No documento aponta-se que
"a TLIC não tinha a experiência, a solidez comercial, nem a capacidade de
execução e financeira necessárias para realizar uma obra da dimensão"
deste projeto, algo conhecido quando o concurso foi realizado.
"A forma como a construção
veio a desenrolar-se e os problemas registados desde o seu início, em novembro
de 2010, até à sua paragem em finais de 2014, resultaram da decisão tomada em
2010", sublinha-se.
As explicações dadas à CdC no
âmbito da auditoria pelo então primeiro-ministro, Xanana Gusmão, "não
alteram os factos e conclusões acima expostos, constituindo, no essencial, uma
tentativa de justificação 'a posteriori' para uma decisão [a de adjudicação do
contrato à TLIC] que foi feita à margem da lei", refere-se no documento de
241 páginas.
O relatório considera, "sem
qualquer margem para dúvidas" haver uma "desproporção significativa
entre o que foi pago à TLIC, o que foi considerado realizado" pela Pires
Architects e pelo Governo "e o que foi efetivamente realizado".
A CdC considerou
"ilegais" os contratos assinados com a Pires Architects, por violarem
vários dos principais princípios do aprovisionamento público, incluindo a
legalidade e da obediência às normas legais, igualdade, concorrência,
publicidade e transparência, prossecução do interesse público e imparcialidade.
No relatório afirma-se que
"não se conhece qualquer experiência anterior da empresa e da respetiva
equipa de supervisão (..) em trabalhos de fiscalização de empreitadas".
Além dos contratos principais o
relatório visa ainda os adicionais, questionando a validade da sua assinatura,
já que os contratos iniciais previam o regime de "lump sum", ou
pagamento único, e já "num valor considerado muito elevado" face ao
valor do projeto.
"Com a assinatura do 1.º
adicional ao contrato, o mesmo passou a totalizar o valor de 585 mil dólares,
correspondente a uma percentagem do valor da obra que não tem paralelo que se
conheça em Timor-Leste (19,2%)", sustenta-se.
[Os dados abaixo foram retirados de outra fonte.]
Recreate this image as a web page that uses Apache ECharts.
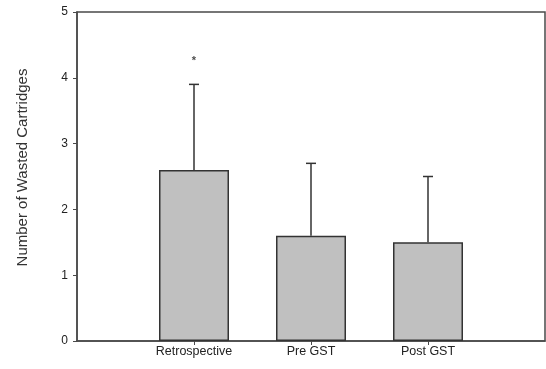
<!DOCTYPE html>
<html>
<head>
<meta charset="utf-8">
<script src="https://cdn.jsdelivr.net/npm/echarts@6/dist/echarts.min.js"></script>
<style>html,body{margin:0;padding:0;background:#fff;}#c{width:546px;height:369px;}</style>
</head>
<body>
<div id="c"></div>
<script>
var categories = ['', 'Retrospective', 'Pre GST', 'Post GST', ''];
var means = [null, 2.6, 1.6, 1.5, null];
var errorTops = [null, 3.9, 2.7, 2.5, null];
var asterisks = [[1, 4.3]];
var yTicks = [0, 1, 2, 3, 4, 5];

var chart = echarts.init(document.getElementById('c'));
var lineColor = '#4a4a4a';
chart.setOption({
  animation: false,
  grid: { left: 77, right: 1, top: 12, bottom: 28, show: true, borderColor: lineColor, borderWidth: 1.5, backgroundColor: 'transparent' },
  xAxis: {
    type: 'category', data: categories, boundaryGap: false,
    axisLine: { lineStyle: { color: lineColor, width: 1.5 } },
    axisTick: { show: true, length: 4, lineStyle: { color: lineColor }, interval: function (i, v) { return v !== ''; }, alignWithLabel: true },
    axisLabel: { color: '#222', fontFamily: 'Liberation Sans, Arial', fontSize: 12.5, margin: 4, interval: function (i, v) { return v !== ''; } },
    splitLine: { show: false }
  },
  yAxis: {
    type: 'value', min: 0, max: 5, interval: 1,
    name: 'Number of Wasted Cartridges', nameLocation: 'middle', nameGap: 47,
    nameTextStyle: { color: '#333', fontFamily: 'Liberation Sans, Arial', fontSize: 15, padding: [0, 0, 0, 18] },
    axisLine: { show: true, lineStyle: { color: lineColor, width: 1.5 } },
    axisTick: { show: true, length: 4, lineStyle: { color: lineColor } },
    axisLabel: { color: '#222', fontFamily: 'Liberation Sans, Arial', fontSize: 12, margin: 9 },
    splitLine: { show: false }
  },
  series: [
    {
      type: 'bar', data: means, barWidth: 70,
      itemStyle: { color: '#c0c0c0', borderColor: '#333', borderWidth: 1.5 }
    },
    {
      type: 'custom',
      data: errorTops.map(function (v, i) { return v == null ? null : [i, means[i], v]; }).filter(function (d) { return d; }),
      renderItem: function (params, api) {
        var lo = api.coord([api.value(0), api.value(1)]);
        var hi = api.coord([api.value(0), api.value(2)]);
        var w = 5;
        return {
          type: 'group', children: [
            { type: 'line', shape: { x1: lo[0], y1: lo[1], x2: hi[0], y2: hi[1] }, style: { stroke: '#333', lineWidth: 1.5 } },
            { type: 'line', shape: { x1: hi[0] - w, y1: hi[1], x2: hi[0] + w, y2: hi[1] }, style: { stroke: '#333', lineWidth: 1.5 } }
          ]
        };
      },
      z: 3
    },
    {
      type: 'scatter', data: asterisks, symbolSize: 0,
      label: { show: true, formatter: '*', position: 'inside', color: '#222', fontSize: 11, fontWeight: 'bold', fontFamily: 'Liberation Sans, Arial', offset: [0, 3] }
    }
  ]
});
</script>
</body>
</html>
No relatório escreve-se que o
Estado falhou ao longo da execução da obra, porque, "apesar da
incapacidade demonstrada pela TLIC em executar a obra, evidente desde o início
da empreitada", a CFP (dona da obra) e as entidades encarregadas da
supervisão da obra, foram "procedendo à extensão do prazo para a sua
conclusão, não obrigando a empresa a cumprir as suas obrigações contratuais e
executar a obra".
"A incapacidade da empresa
em executar a obra deveria ter levado o Estado, em devido tempo, a proceder à
aplicação de penalizações à empresa ou, simplesmente, efetivar a resolução do
contrato", refere-se.
Parte das ilegalidades cometidas
não são "suscetíveis de eventual responsabilidade financeira
sancionatória, uma vez que os factos ocorreram antes da entrada em vigor da Lei
Orgânica da Câmara de Contas", acrescenta-se.
Ainda assim, no relatório
inclui-se um mapa de eventuais "infrações financeiras e apuramento de
responsabilidades", tanto sancionatórias como reintegratórias, por
"pagamentos ilegais e indevidos".
Em concreto, trata-se de
contratos de desenho e supervisão no valor de 30 mil dólares e de 208,5 mil
dólares, com a responsabilidade a recair sobre o então presidente da CFP,
Libório Pereira.
Um dos problemas mais graves foi
a falta de impermeabilização das paredes da cave destinada ao arquivo da CFP,
um problema cuja resolução se arrastou dois anos com uma execução
"deficiente" que "não garantiu a eficaz impermeabilização da
cobertura o que, a somar às fissuras significativas existentes, provocou a
entrada de água pela cobertura", lê-se ainda no documento.